* Start *
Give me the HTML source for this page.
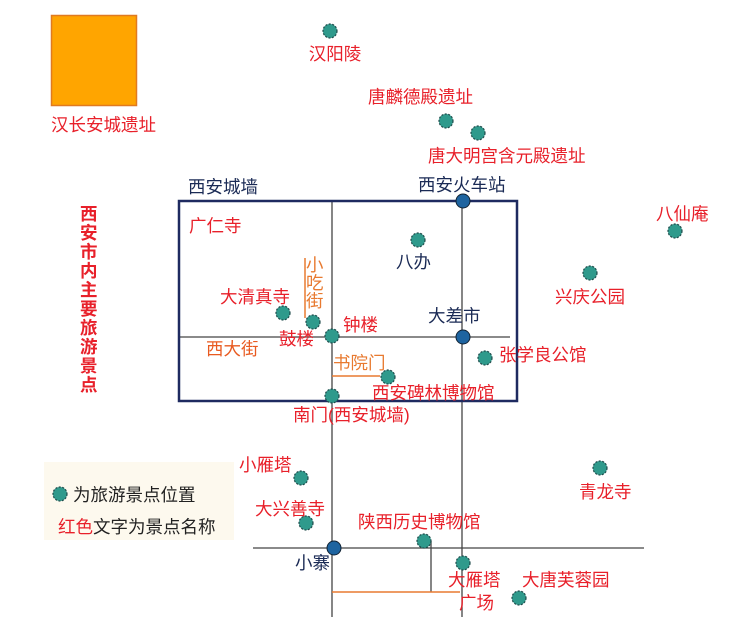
<!DOCTYPE html>
<html><head><meta charset="utf-8"><style>
html,body{margin:0;padding:0;background:#fff;}
svg{display:block;}
text{font-family:"Liberation Sans","Noto Sans CJK SC",sans-serif;font-size:17.5px;}
.r{fill:#e8202a;}
.b{fill:#1a2a55;}
</style></head><body>
<svg width="747" height="642" viewBox="0 0 747 642" xmlns="http://www.w3.org/2000/svg">
<rect x="0" y="0" width="747" height="642" fill="#fff"/>
<rect x="51.5" y="15.5" width="85" height="90" fill="#ffa500" stroke="#e07a20" stroke-width="1.5"/>
<text x="51" y="131" class="r">汉长安城遗址</text>
<rect x="44" y="462" width="190" height="78" fill="#fdf9ee"/>
<g stroke="#444" stroke-width="1.3">
<line x1="332" y1="200" x2="332" y2="617"/>
<line x1="462" y1="200" x2="462" y2="617"/>
<line x1="178" y1="337" x2="510" y2="337"/>
<line x1="253" y1="548" x2="644" y2="548"/>
<line x1="431" y1="541" x2="431" y2="592"/>
</g>
<g stroke="#e87a30" stroke-width="1.5">
<line x1="305" y1="258" x2="305" y2="318"/>
<line x1="332" y1="376" x2="380" y2="376"/>
<line x1="332" y1="592" x2="460" y2="592"/>
</g>
<rect x="179" y="201" width="338" height="200" fill="none" stroke="#1e2a60" stroke-width="2.5"/>
<g fill="#2f9a8c" stroke="#1f4a4a" stroke-width="1.2" stroke-dasharray="2,1.5">
<circle cx="330" cy="31" r="7"/>
<circle cx="446" cy="121" r="7"/>
<circle cx="478" cy="133" r="7"/>
<circle cx="418" cy="240" r="7"/>
<circle cx="283" cy="313" r="7"/>
<circle cx="313" cy="322" r="7"/>
<circle cx="332" cy="336" r="7"/>
<circle cx="485" cy="358" r="7"/>
<circle cx="388" cy="377" r="7"/>
<circle cx="332" cy="396" r="7"/>
<circle cx="590" cy="273" r="7"/>
<circle cx="675" cy="231" r="7"/>
<circle cx="301" cy="478" r="7"/>
<circle cx="306" cy="523" r="7"/>
<circle cx="424" cy="541" r="7"/>
<circle cx="463" cy="563" r="7"/>
<circle cx="519" cy="598" r="7"/>
<circle cx="600" cy="468" r="7"/>
<circle cx="60" cy="494" r="7"/>
</g>
<g fill="#1e64a0" stroke="#123" stroke-width="1">
<circle cx="463" cy="201" r="7"/>
<circle cx="463" cy="337" r="7"/>
<circle cx="334" cy="548" r="7"/>
</g>
<text x="335" y="60" class="r" text-anchor="middle">汉阳陵</text>
<text x="368" y="103" class="r">唐麟德殿遗址</text>
<text x="428" y="162" class="r">唐大明宫含元殿遗址</text>
<text x="188" y="193" class="b">西安城墙</text>
<text x="418" y="191" class="b">西安火车站</text>
<text x="189" y="232" class="r">广仁寺</text>
<text x="396" y="268" class="b">八办</text>
<text x="220" y="303" class="r">大清真寺</text>
<text x="306" y="271" class="r" style="fill:#e87a30">小</text>
<text x="306" y="289" class="r" style="fill:#e87a30">吃</text>
<text x="306" y="307" class="r" style="fill:#e87a30">街</text>
<text x="343" y="331" class="r">钟楼</text>
<text x="279" y="345" class="r">鼓楼</text>
<text x="206" y="355" class="r" style="fill:#e85a20">西大街</text>
<text x="428" y="322" class="b">大差市</text>
<text x="333" y="369" class="r" style="fill:#e87a30">书院门</text>
<text x="372" y="399" class="r">西安碑林博物馆</text>
<text x="293" y="421" class="r">南门(西安城墙)</text>
<text x="499" y="361" class="r">张学良公馆</text>
<text x="555" y="303" class="r">兴庆公园</text>
<text x="656" y="220" class="r">八仙庵</text>
<g class="r" style="font-weight:bold;font-size:17px">
<text x="80" y="220">西</text><text x="80" y="239">安</text><text x="80" y="258">市</text><text x="80" y="277">内</text><text x="80" y="296">主</text><text x="80" y="315">要</text><text x="80" y="334">旅</text><text x="80" y="353">游</text><text x="80" y="372">景</text><text x="80" y="391">点</text>
</g>
<text x="73" y="501" fill="#222">为旅游景点位置</text>
<text x="58" y="533"><tspan class="r">红色</tspan><tspan fill="#222">文字为景点名称</tspan></text>
<text x="239" y="471" class="r">小雁塔</text>
<text x="255" y="515" class="r">大兴善寺</text>
<text x="358" y="528" class="r">陕西历史博物馆</text>
<text x="295" y="569" class="b">小寨</text>
<text x="448" y="586" class="r">大雁塔</text>
<text x="459" y="609" class="r">广场</text>
<text x="522" y="586" class="r">大唐芙蓉园</text>
<text x="579" y="498" class="r">青龙寺</text>
</svg>
</body></html>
* End *
__GOAL__. Restate the whole listing above exactly, except for its images.

__FULL ANSWER__.
Give me the HTML source for this page.
<!DOCTYPE html>
<html><head><meta charset="utf-8"><style>
html,body{margin:0;padding:0;background:#fff;}
svg{display:block;}
text{font-family:"Liberation Sans","Noto Sans CJK SC",sans-serif;font-size:17.5px;}
.r{fill:#e8202a;}
.b{fill:#1a2a55;}
</style></head><body>
<svg width="747" height="642" viewBox="0 0 747 642" xmlns="http://www.w3.org/2000/svg">
<rect x="0" y="0" width="747" height="642" fill="#fff"/>
<rect x="51.5" y="15.5" width="85" height="90" fill="#ffa500" stroke="#e07a20" stroke-width="1.5"/>
<text x="51" y="131" class="r">汉长安城遗址</text>
<rect x="44" y="462" width="190" height="78" fill="#fdf9ee"/>
<g stroke="#444" stroke-width="1.3">
<line x1="332" y1="200" x2="332" y2="617"/>
<line x1="462" y1="200" x2="462" y2="617"/>
<line x1="178" y1="337" x2="510" y2="337"/>
<line x1="253" y1="548" x2="644" y2="548"/>
<line x1="431" y1="541" x2="431" y2="592"/>
</g>
<g stroke="#e87a30" stroke-width="1.5">
<line x1="305" y1="258" x2="305" y2="318"/>
<line x1="332" y1="376" x2="380" y2="376"/>
<line x1="332" y1="592" x2="460" y2="592"/>
</g>
<rect x="179" y="201" width="338" height="200" fill="none" stroke="#1e2a60" stroke-width="2.5"/>
<g fill="#2f9a8c" stroke="#1f4a4a" stroke-width="1.2" stroke-dasharray="2,1.5">
<circle cx="330" cy="31" r="7"/>
<circle cx="446" cy="121" r="7"/>
<circle cx="478" cy="133" r="7"/>
<circle cx="418" cy="240" r="7"/>
<circle cx="283" cy="313" r="7"/>
<circle cx="313" cy="322" r="7"/>
<circle cx="332" cy="336" r="7"/>
<circle cx="485" cy="358" r="7"/>
<circle cx="388" cy="377" r="7"/>
<circle cx="332" cy="396" r="7"/>
<circle cx="590" cy="273" r="7"/>
<circle cx="675" cy="231" r="7"/>
<circle cx="301" cy="478" r="7"/>
<circle cx="306" cy="523" r="7"/>
<circle cx="424" cy="541" r="7"/>
<circle cx="463" cy="563" r="7"/>
<circle cx="519" cy="598" r="7"/>
<circle cx="600" cy="468" r="7"/>
<circle cx="60" cy="494" r="7"/>
</g>
<g fill="#1e64a0" stroke="#123" stroke-width="1">
<circle cx="463" cy="201" r="7"/>
<circle cx="463" cy="337" r="7"/>
<circle cx="334" cy="548" r="7"/>
</g>
<text x="335" y="60" class="r" text-anchor="middle">汉阳陵</text>
<text x="368" y="103" class="r">唐麟德殿遗址</text>
<text x="428" y="162" class="r">唐大明宫含元殿遗址</text>
<text x="188" y="193" class="b">西安城墙</text>
<text x="418" y="191" class="b">西安火车站</text>
<text x="189" y="232" class="r">广仁寺</text>
<text x="396" y="268" class="b">八办</text>
<text x="220" y="303" class="r">大清真寺</text>
<text x="306" y="271" class="r" style="fill:#e87a30">小</text>
<text x="306" y="289" class="r" style="fill:#e87a30">吃</text>
<text x="306" y="307" class="r" style="fill:#e87a30">街</text>
<text x="343" y="331" class="r">钟楼</text>
<text x="279" y="345" class="r">鼓楼</text>
<text x="206" y="355" class="r" style="fill:#e85a20">西大街</text>
<text x="428" y="322" class="b">大差市</text>
<text x="333" y="369" class="r" style="fill:#e87a30">书院门</text>
<text x="372" y="399" class="r">西安碑林博物馆</text>
<text x="293" y="421" class="r">南门(西安城墙)</text>
<text x="499" y="361" class="r">张学良公馆</text>
<text x="555" y="303" class="r">兴庆公园</text>
<text x="656" y="220" class="r">八仙庵</text>
<g class="r" style="font-weight:bold;font-size:17px">
<text x="80" y="220">西</text><text x="80" y="239">安</text><text x="80" y="258">市</text><text x="80" y="277">内</text><text x="80" y="296">主</text><text x="80" y="315">要</text><text x="80" y="334">旅</text><text x="80" y="353">游</text><text x="80" y="372">景</text><text x="80" y="391">点</text>
</g>
<text x="73" y="501" fill="#222">为旅游景点位置</text>
<text x="58" y="533"><tspan class="r">红色</tspan><tspan fill="#222">文字为景点名称</tspan></text>
<text x="239" y="471" class="r">小雁塔</text>
<text x="255" y="515" class="r">大兴善寺</text>
<text x="358" y="528" class="r">陕西历史博物馆</text>
<text x="295" y="569" class="b">小寨</text>
<text x="448" y="586" class="r">大雁塔</text>
<text x="459" y="609" class="r">广场</text>
<text x="522" y="586" class="r">大唐芙蓉园</text>
<text x="579" y="498" class="r">青龙寺</text>
</svg>
</body></html>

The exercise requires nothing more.